Great job on the article! Love the editorial work.... Anytime the government wants to leave ambiguous language up to the interpretation of themselves, it's all bad for the citizens. Typical over-reaching government trying to make a buck.... Love the way you stuck by your guns too on not caving in to the previous posts on the ultra weak threat of the dreaded cancellation..... Get the language right first, then put it to vote....

Channel IO's picture

Protection of an area, especially the wilderness by government makes's their job to ensure those who would don't abuse it.

Charging someone for access to it, whether park admission or permits to stay, photo or video it should already be covered by our tax dollars that are squandered away needlessly already.

I just had a four paragraph diatribe, but decided, what's the point, it only serves to get us onto yet another 'government list' as delusional, paranoid dissidents for questioning their overreach.

What can be done so the tides revert to where the government serves us instead of us serving them?

Censorship, embedded journalistic limitations to "HOW" the truth can be told, according to their wishes, and now we must PAY for the privilege?!

Did I go to sleep one night and wake up in one of the other multiverses?
Man, time travel can be a bitch!

-I pay for the water I drink (Nestle' has already taken the rights away from many of the 1.2 billion of India's people who must now rebuy the water that is already scarce to them...if you can't afford the rupees to pay...die)
-I pay for the food I eat. (and if Monsanto, Burpee and other seed companies and food processors get their way and continue patenting the food we eat, we will be at their mercy to get 'permission' to eat food grown by us)
-I pay to eliminate these from my body via governmental systems or face threat of arrest for indecent exposure, littering, defacing government property, lewd acts, etc. using what nature has already provided. (Do they charge bears, deer, wolves and other wildlife to use government sewage?...I guess that's another story)
-Now we are being charged for what we see that we want to share with the world?

What about the birds in the morning... will be be charged for hearing them, or better yet, charge the birds a 'chirping' fee/tax?

When do they start charging/taxing us for the air we breath (you know that's on the way!)?

Being charged/taxed for the installation/implementation of equipment and services of more efficiently delivering water, sewage, trash, etc. makes sense only as far as to pay for these items.

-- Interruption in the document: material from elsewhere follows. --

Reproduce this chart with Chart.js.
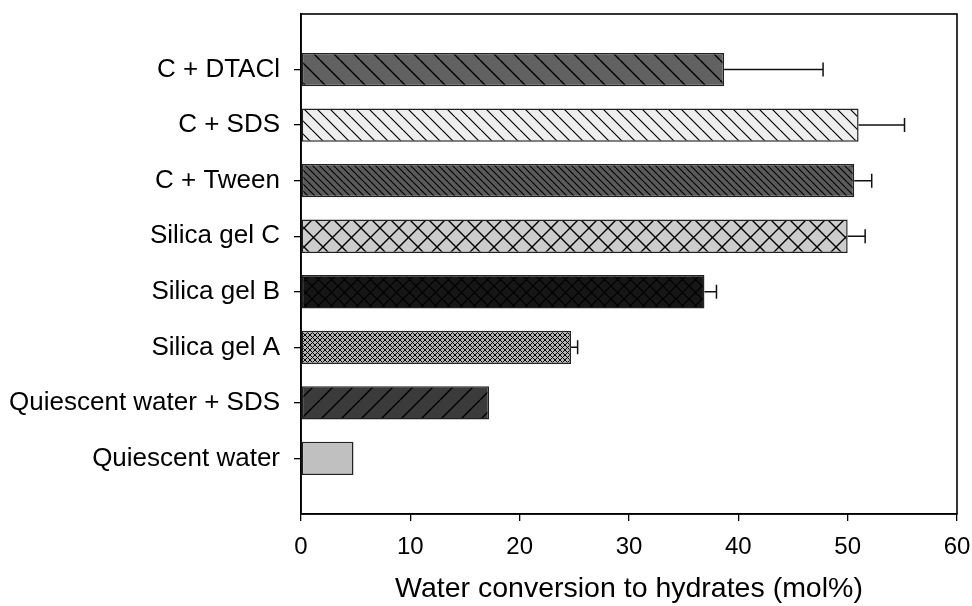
<!DOCTYPE html>
<html>
<head>
<meta charset="utf-8">
<script src="https://cdn.jsdelivr.net/npm/chart.js@4.4.1/dist/chart.umd.min.js"></script>
<style>
  html, body { margin: 0; padding: 0; background: #ffffff; }
  #wrap { width: 972px; height: 606px; }
</style>
</head>
<body>
<div id="wrap"><canvas id="c" width="972" height="606"></canvas></div>
<script>
// ---- data (top to bottom as drawn) ----
const categories = ['C + DTACl', 'C + SDS', 'C + Tween', 'Silica gel C', 'Silica gel B', 'Silica gel A', 'Quiescent water + SDS', 'Quiescent water'];
const conversion = [38.7, 51.0, 50.6, 50.0, 36.9, 24.7, 17.2, 4.8];
const errorUpper = [47.75, 55.2, 52.2, 51.6, 38.0, 25.3, null, null];
const xTicks = [0, 10, 20, 30, 40, 50, 60];
const xTitle = 'Water conversion to hydrates (mol%)';

// ---- fill patterns ----
function makePattern(bg, size, kind, lineColor, lw) {
  const c = document.createElement('canvas');
  c.width = size; c.height = size;
  const g = c.getContext('2d');
  g.fillStyle = bg; g.fillRect(0, 0, size, size);
  if (kind !== 'none') {
    g.strokeStyle = lineColor; g.lineWidth = lw;
    g.beginPath();
    for (let k = -1; k <= 1; k++) {
      if (kind === 'back' || kind === 'cross') { g.moveTo(k * size, 0); g.lineTo(k * size + size, size); }
      if (kind === 'fwd' || kind === 'cross') { g.moveTo(k * size, size); g.lineTo(k * size + size, 0); }
    }
    g.stroke();
  }
  return document.getElementById('c').getContext('2d').createPattern(c, 'repeat');
}
const fills = [
  makePattern('#616161', 20, 'back', '#000', 1.4),
  makePattern('#eeeeee', 13, 'back', '#000', 1.2),
  makePattern('#5a5a5a', 7, 'back', '#000', 1.1),
  makePattern('#cccccc', 19, 'cross', '#000', 1.4),
  makePattern('#161616', 13, 'cross', '#000', 1.2),
  makePattern('#b4b4b4', 5, 'cross', '#000', 1.0),
  makePattern('#3b3b3b', 20, 'fwd', '#000', 1.4),
  makePattern('#c0c0c0', 8, 'none', '#000', 1)
];

const points = conversion.map((v, i) => ({ x: v, y: i }));

const frameAndErrors = {
  id: 'frameAndErrors',
  afterDatasetsDraw(chart) {
    const ctx = chart.ctx;
    const xs = chart.scales.x;
    const meta = chart.getDatasetMeta(0);
    ctx.save();
    ctx.strokeStyle = '#111';
    ctx.lineWidth = 1.5;
    meta.data.forEach((bar, i) => {
      const up = errorUpper[i];
      if (up === null) return;
      const x0 = xs.getPixelForValue(conversion[i]);
      const x1 = xs.getPixelForValue(up);
      const y = bar.y;
      ctx.beginPath();
      ctx.moveTo(x0, y); ctx.lineTo(x1, y);
      ctx.moveTo(x1, y - 7); ctx.lineTo(x1, y + 7);
      ctx.stroke();
    });
    const a = chart.chartArea;
    ctx.strokeStyle = '#000';
    ctx.lineWidth = 1.6;
    ctx.strokeRect(a.left, a.top, a.right - a.left, a.bottom - a.top);
    ctx.restore();
  }
};

new Chart(document.getElementById('c'), {
  type: 'bar',
  data: {
    datasets: [{
      data: points,
      backgroundColor: fills,
      borderColor: '#222',
      borderWidth: 1.5,
      borderSkipped: false,
      barPercentage: 0.6,
      categoryPercentage: 1.0
    }]
  },
  plugins: [frameAndErrors],
  options: {
    indexAxis: 'y',
    responsive: false,
    animation: false,
    layout: { padding: { top: 14, right: 15, left: 0, bottom: 0 } },
    plugins: { legend: { display: false }, tooltip: { enabled: false } },
    scales: {
      x: {
        type: 'linear', min: 0, max: 60, offset: false,
        afterBuildTicks(s) { s.ticks = xTicks.map(v => ({ value: v })); },
        afterFit(s) { s.height = 92; s.paddingLeft = 0; s.paddingRight = 0; },
        grid: { display: true, offset: false, drawOnChartArea: false, drawTicks: true, tickLength: 7, color: '#000', lineWidth: 1.3 },
        border: { display: true, color: '#000', width: 1.6 },
        ticks: { color: '#000', padding: 12, font: { family: 'Liberation Sans', size: 24 }, maxRotation: 0 },
        title: { display: true, text: xTitle, color: '#000', font: { family: 'Liberation Sans', size: 28.5 }, padding: { top: 10, bottom: 0 } }
      },
      y: {
        type: 'linear', min: -1, max: 8, reverse: true, offset: false,
        afterBuildTicks(s) { s.ticks = categories.map((c, i) => ({ value: i })); },
        afterFit(s) { s.width = 301; s.paddingTop = 0; s.paddingBottom = 0; },
        grid: { display: true, offset: false, drawOnChartArea: false, drawTicks: true, tickLength: 7, color: '#000', lineWidth: 1.3 },
        border: { display: true, color: '#000', width: 1.6 },
        ticks: {
          color: '#000', padding: 14, autoSkip: false,
          font: { family: 'Liberation Sans', size: 26 },
          callback: (v) => categories[v] !== undefined ? categories[v] : ''
        }
      }
    }
  }
});
</script>
</body>
</html>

Not for these items to be metered.

Basically, charging $1,500 for taking photos of the wilderness is so far off to think that

A. most professional photographers don't make that much on every shoot, there for paying the government more to do our job than we'll actually make.
B. Telling everyone else, if you can't afford to pay us for taking these photos, fuck off or be at risk and/or threat of fines and incarceration (I guess we need to maintain our world domination in having the most people incarcerated in the world per capita.

I am tired of government agencies that are supposed to be "non-profit" entities charging us for things we as humans have an inalienable right to already.

The words describing what is actually going on would only land me in several 'interviews','watchlists' and 'no-fly lists' that I'm not already on.

philipatkinson's picture

Lots of views, a few rants.

Can someone explain clearly what the policy is?